English: Dengeki Daisy
Published: Oct 26, 2007 to ?
Genres: Comedy, Drama, Romance, Shoujo
Authors: Motomi, Kyousuke (Story & Art)
I recall my initial thoughts on Dengeki Daisy as I first came across its information page: Another overrated shoujo manga with a simple plot and the cliche catch phrase
"I'll protect you".
Oh, how wrong was I.
Shoujo is known for its obscenely perfect guys as well as the air-headed heroines who fall for them. On the outside, our cast here seems to be no exception. However, the protagonists contain a surprisingly high amount of depth.This is something that you can expect more out of a shoujo manga. Not only the storyline is really interesting that is very attracting, it makes you want more of this manga. If you are the kind that hates crying and irritating female leads, expect none from this manga! *Time to rejoice*
The female lead (Teru) is a very very strong girl and has a very likable character, I really like her.
This is not your typical romance story where the two male and female leads get together in the first few chapters. There's more to it; that can make you happy, and sad.
The initial premise is this: Teru is an orphaned high school student who was given a cell phone by her brother before his death. The phone had one contact: DAISY. She began to text DAISY about her day and divulge her thoughts and concerns. He replied with considerate and heartwarming answers. These replies became her strength and helped her through all the tough times. Now, because she broke a window at the school, she is forced to work for the janitor, Tasuku Kurosaki. Selfish and lazy, he irritates her to no end. However, when a dangerous situation occurs, a few secrets are revealed to the reader, and even more questions emerge
The summary doesn't seem to be very enticing, does it? There are some obvious points, and upon reading the first chapter, I, too, feared this would be the classic shoujo formula where everything is completely cliche and Teru knows nothing and the reader knows all. And I will concede to the point that there are, indeed, a few instances where the cliche happens. However, what makes this series so special is that despite running into those standard gimmicks from time to time, the creator Kyousuke Motomi throws a wonderful spin, whether it is by taking the comical route or by revealing that, surprise: the characters actually think!
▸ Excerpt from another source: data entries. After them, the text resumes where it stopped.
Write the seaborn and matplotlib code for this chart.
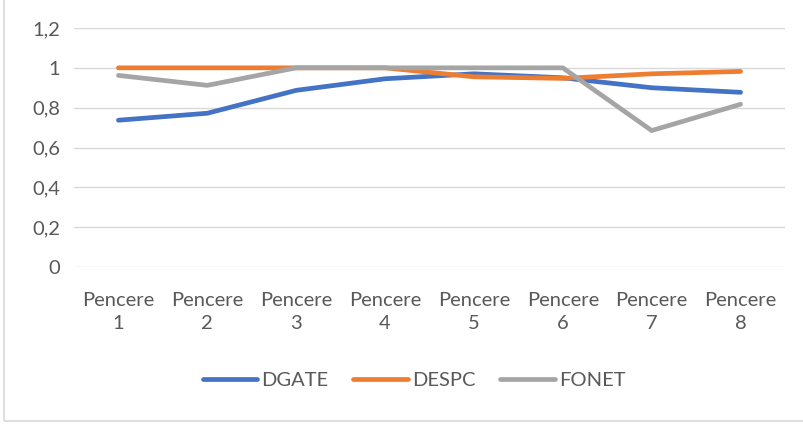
import matplotlib
matplotlib.use("Agg")
import matplotlib.pyplot as plt
import matplotlib.patches as mpatches
import pandas as pd
import seaborn as sns

categories = ["Pencere\n1", "Pencere\n2", "Pencere\n3", "Pencere\n4",
              "Pencere\n5", "Pencere\n6", "Pencere\n7", "Pencere\n8"]
dgate = [0.737, 0.772, 0.887, 0.945, 0.97, 0.95, 0.90, 0.877]
despc = [1.0, 1.0, 1.0, 1.0, 0.955, 0.947, 0.97, 0.982]
fonet = [0.962, 0.912, 1.0, 1.0, 1.0, 1.0, 0.685, 0.817]
series_names = ["DGATE", "DESPC", "FONET"]
yticks = [0, 0.2, 0.4, 0.6, 0.8, 1.0, 1.2]
ytick_labels = ["0", "0,2", "0,4", "0,6", "0,8", "1", "1,2"]

colors = {"DGATE": "#4472C4", "DESPC": "#ED7D31", "FONET": "#A5A5A5"}

rows = []
for name, vals in zip(series_names, [dgate, despc, fonet]):
    for i, v in enumerate(vals):
        rows.append({"pos": i, "value": v, "series": name})
df = pd.DataFrame(rows)

sns.set_style("white")
plt.rcParams["font.family"] = ["Lato", "DejaVu Sans"]

FS = 14.5
LW = 3.4

fig = plt.figure(figsize=(8.04, 4.25), dpi=100)
ax = fig.add_axes([74 / 804, (425 - 267) / 425, 711 / 804, (267 - 28) / 425])

sns.lineplot(data=df, x="pos", y="value", hue="series", hue_order=series_names,
             palette=colors, linewidth=LW, sort=False, ax=ax, legend=False,
             solid_capstyle="round", solid_joinstyle="round")

ax.set_xlim(-0.5, 7.5)
ax.set_ylim(0, 1.2)
ax.set_yticks(yticks)
ax.set_yticklabels(ytick_labels)
ax.set_xticks(range(len(categories)))
ax.set_xticklabels(categories, linespacing=1.45)
ax.yaxis.grid(True, color="#D9D9D9", linewidth=1.0)
ax.set_axisbelow(True)
for s in ax.spines.values():
    s.set_visible(False)
ax.tick_params(axis="both", length=0, labelsize=FS, colors="#595959")
ax.tick_params(axis="y", pad=10)
ax.tick_params(axis="x", pad=18)
ax.set_xlabel("")
ax.set_ylabel("")

handles = [plt.Line2D([0], [0], color=colors[n], linewidth=LW,
                      solid_capstyle="round") for n in series_names]
fig.legend(handles, series_names, loc="center", bbox_to_anchor=(0.515, (425 - 380) / 425),
           ncol=3, frameon=False, fontsize=FS, handlelength=2.7,
           handletextpad=0.2, columnspacing=1.25, labelcolor="#595959")

# outer chart frame
fig.patches.append(mpatches.Rectangle((4 / 804, 4 / 425), 1.0, 1.0, transform=fig.transFigure,
                                      fill=False, edgecolor="#D9D9D9", linewidth=1.2))

fig.savefig("out.png", dpi=100, facecolor="white")
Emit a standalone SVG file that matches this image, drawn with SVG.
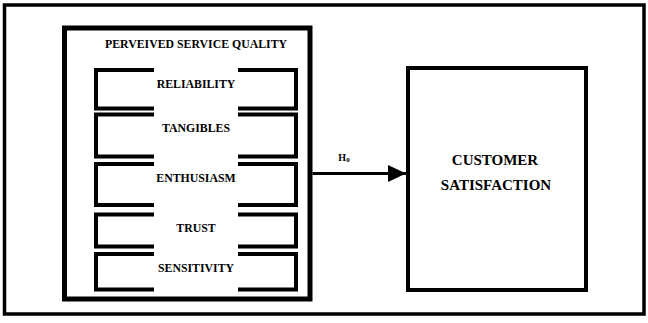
<svg xmlns="http://www.w3.org/2000/svg" width="648" height="323" viewBox="0 0 648 323">
<defs>
<style>
.t{font-family:"Liberation Serif","Times New Roman",serif;font-weight:bold;fill:#000;text-anchor:middle}
.s{font-size:11.8px}
.br{fill:none;stroke:#000;stroke-width:4}
</style>
<marker id="ah" markerWidth="6" markerHeight="6" refX="5.3" refY="2.5" orient="auto" markerUnits="strokeWidth" viewBox="0 0 5.3 5">
<path d="M0,0 L5.3,2.5 L0,5 Z" fill="#000"/>
</marker>
</defs>
<rect x="0" y="0" width="648" height="323" fill="#fff"/>
<rect id="frame" x="4.5" y="5" width="639.5" height="309" fill="none" stroke="#000" stroke-width="3.5"/>
<g id="psq">
<rect x="64.5" y="28" width="245.5" height="271" fill="none" stroke="#000" stroke-width="5"/>
<text class="t s" x="196" y="47.5">PERVEIVED SERVICE QUALITY</text>
</g>
<g id="reliability">
<path class="br" d="M154,70 H96 V108.5 H154 M238,70 H296 V108.5 H238"/>
<text class="t s" x="196" y="87.5">RELIABILITY</text>
</g>
<g id="tangibles">
<path class="br" d="M154,114.5 H96 V156.5 H154 M238,114.5 H296 V156.5 H238"/>
<text class="t s" x="196" y="131.5">TANGIBLES</text>
</g>
<g id="enthusiasm">
<path class="br" d="M154,164 H96 V205 H154 M238,164 H296 V205 H238"/>
<text class="t s" x="196" y="181.5">ENTHUSIASM</text>
</g>
<g id="trust">
<path class="br" d="M154,214.5 H96 V246.5 H154 M238,214.5 H296 V246.5 H238"/>
<text class="t s" x="196" y="231.5">TRUST</text>
</g>
<g id="sensitivity">
<path class="br" d="M154,254 H96 V289.5 H154 M238,254 H296 V289.5 H238"/>
<text class="t s" x="196" y="271.5">SENSITIVITY</text>
</g>
<g id="cs">
<rect x="408" y="68" width="178" height="222" fill="none" stroke="#000" stroke-width="4"/>
<text class="t" x="495" y="164.5" font-size="15">CUSTOMER</text>
<text class="t" x="496" y="189.5" font-size="15">SATISFACTION</text>
</g>
<g id="connectors">
<line x1="312.5" y1="173.5" x2="406" y2="173.5" stroke="#000" stroke-width="3" marker-end="url(#ah)"/>
<text class="t" x="344" y="161" font-size="10">H<tspan font-size="7" dy="1">0</tspan></text>
</g>
</svg>
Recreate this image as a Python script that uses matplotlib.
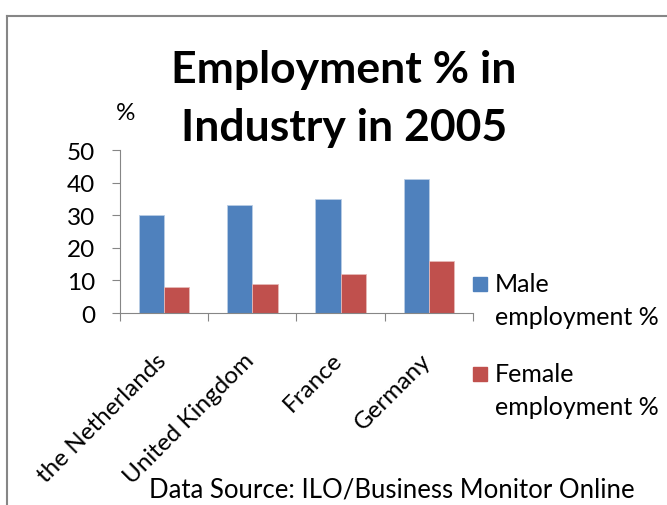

And these two factors are what makes the series from the usual shoujo thing to an outstanding series.
As characters, Kurosaki shows enough immaturity and Teru enough maturity to bridge the age gap which might have some readers turned off initially. It is also emphasized throughout the series that despite Kurosaki's occasionally perverted comments, he is actually very careful not to do anything inappropriate (unless for comedic relief) to Teru.
Another very important thing to note about all the characters of Dengeki Daisy is that they are very intelligent. As soon as you think someone might freak out about this thing, they turn around and do what real people usually do: They consider and reason. What is the safer option? Would anyone be put in danger if I do this? Should I risk this? Was this thing I was told the truth? What are their motives for doing this? All these questions bring to life the characters and also makes them much more relatable and lovable. Even the minor characters show plenty of development: While at first the opening chapter may seem to be more of a solo story than part of a continuing saga, the characters from it do come back and gradually evolve, including a bully who is not quite the priss we think she is. This greatly enhances the storytelling by making it more novel-like and not so episodic.
The humor is what takes a rather depressing plot and makes the series a bit of a comedy. Teru repeatedly tells Kurosaki to "go bald" (note: he is twenty-four) and the art style resembles shounen (manga with a target audience more towards boys) artwork, thus leaving the series just enough romance to be swoon-worthy without having it drown in cutesy hearts and sparkles. It also gives the relationship between Teru and Kurosaki more maturity.
The plot is, without a doubt, original. If so, what makes it so special? To put it in simple words, it is the pacing in which the story progresses. While the pace of the manga seems trivial to it's overall enjoyment, it is one of the important elements that make Dengeki Daisy truly great. Instead of a sudden twist that tries to force the readers to gain interest, it discretely leaves us hints and slowly reveals the secrets that we are so dying to know. It does not unveil high amounts of information at a time, and yet it does not make us wait for it. The execution is flawless. In this manga, we start out knowing nothing. Conflicts continue to arise as we are given pieces to a puzzle which will explain just what exactly drives the characters to act as they do.
There is a reason this series has jumped to my favorites upon first reading and has remained there. The plot, which greatly picks up as the series goes on, is intriguing and answers many initial questions in an intelligent way; the characters are realistic and alternate between being touching and hilarious; and the humor itself saves the series from suffering the same fate as many a shoujo title. I highly recommend this series to any anime or manga fan.